In 2012, Erwin built a fiber network to support communications among the electric, water, and wastewater systems and connect six county schools. In 2014, using that backbone, it built a pilot FTTH project to see whether residents were interested in a full fiber-to-the-home system. It connected the first customers in early 2015, offering only broadband and voice services.
The network most certainly piqued residents’ interest – so much so that, between connecting residents and leasing excess capacity, the town’s utility found bankrolling a network expansion easy. About 1,200 customers were involved in the pilot project. Each network phase paid for further development. Erwin’s electric system owns the fiber, and the fiber optic division leases it from the electric system, as is common with municipal electric utilities. The fiber division continues to pay its own way and is not subsidized by the other utilities.
Erwin Utilities’ fiber engineer, John Williams, thinks the incremental approach helped the project succeed. “I think one of our biggest advantages is the efficiency we can do on a small scale, so if we already know what we need to do … if we start out small, it was just an easier sell to make. It was not quite as big an investment, and then it gave us the opportunity to kind of learn as we went, too, because every day that goes by, you learn something new, and make it better.”
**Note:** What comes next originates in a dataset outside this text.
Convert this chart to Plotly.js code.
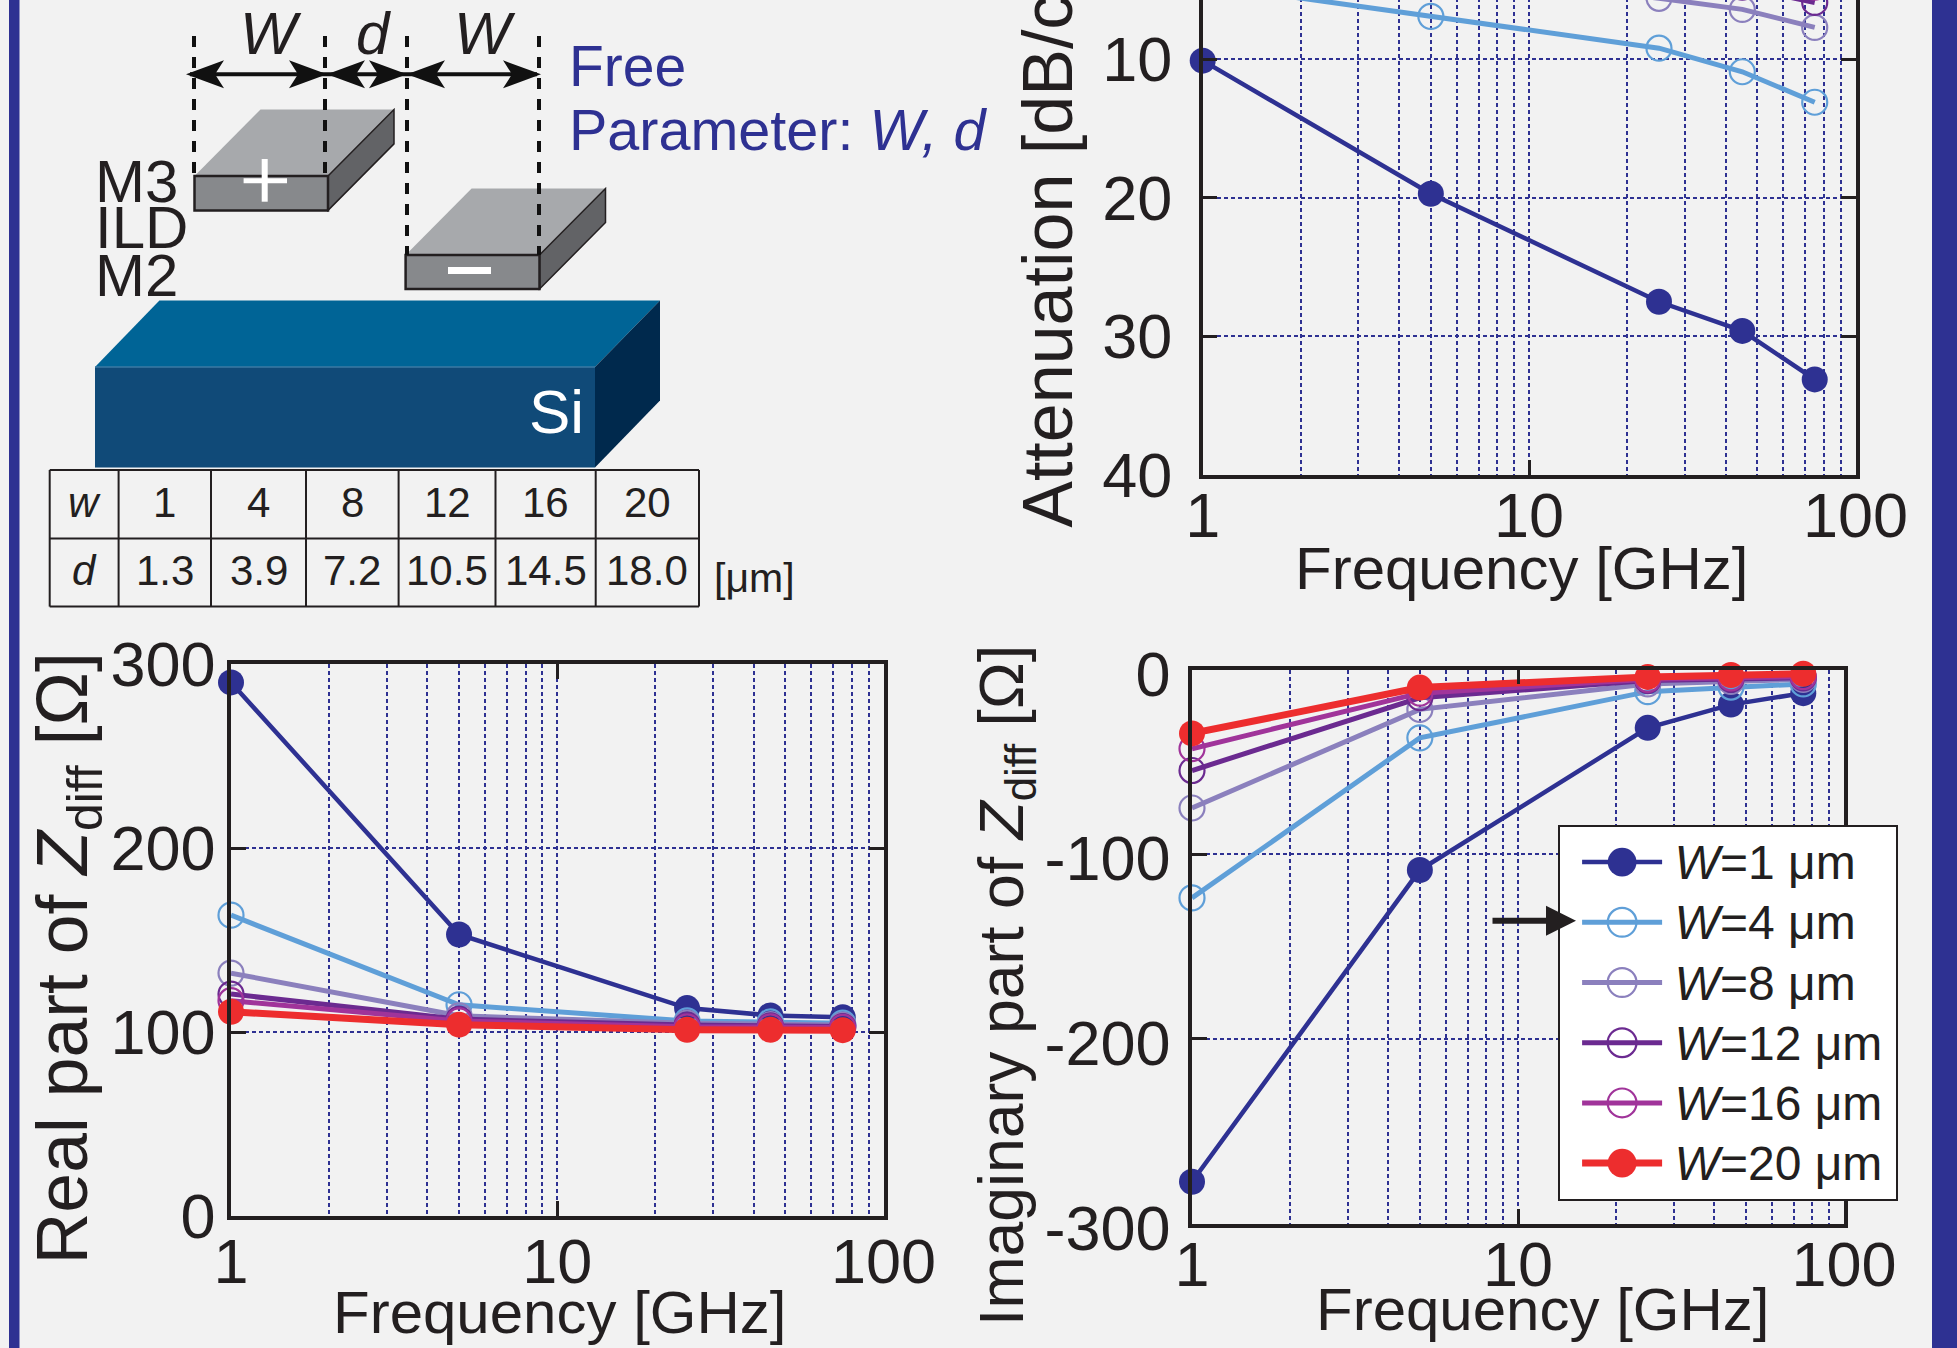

Now most residents can get a gigabit on an FTTH connection inside city limits, but Erwin has continued to expand beyond city limits. Its goal is to make sure the entire electrical system’s footprint, which extends to some outlying communities in the mountains, has access to the network. Erwin expects to finish this by the end of 2018.
Conclusion
These communities are vastly different in population, geography and finances, and each city developed its own incremental build strategy. Erwin is the smallest but also the furthest along in ensuring that its residents have full access to the 21st-century economy. Eugene is transforming by redeveloping its downtown, relying on a 1950s electric conduit system and urban renewal districts. And Holland found success by building on grassroots community support. These are only three of many communities that have built networks using this incremental approach.
From Santa Monica, California, to Auburn, Indiana, cities across the country have developed strategies to build out high-speed fiber networks in small phases. These networks serve different needs, such as providing business connectivity or home internet service, but they all have grown over the years. In every one of these communities, some citizens wanted to deploy more quickly. But these decisions are made collectively, by communities or at least city councils.
In more than 10 years of working with communities, ILSR has seen ambitious local activists and leaders push for a citywide network and refuse to compromise. Sometimes that strategy has led to success, but more often it has led to nothing. An incremental build may have periods of rapid deployment followed by decades of inaction, or it can be simply a slow, steady expansion of an existing fiber network. Either way, it is approximately “a gajillion” times better than doing nothing.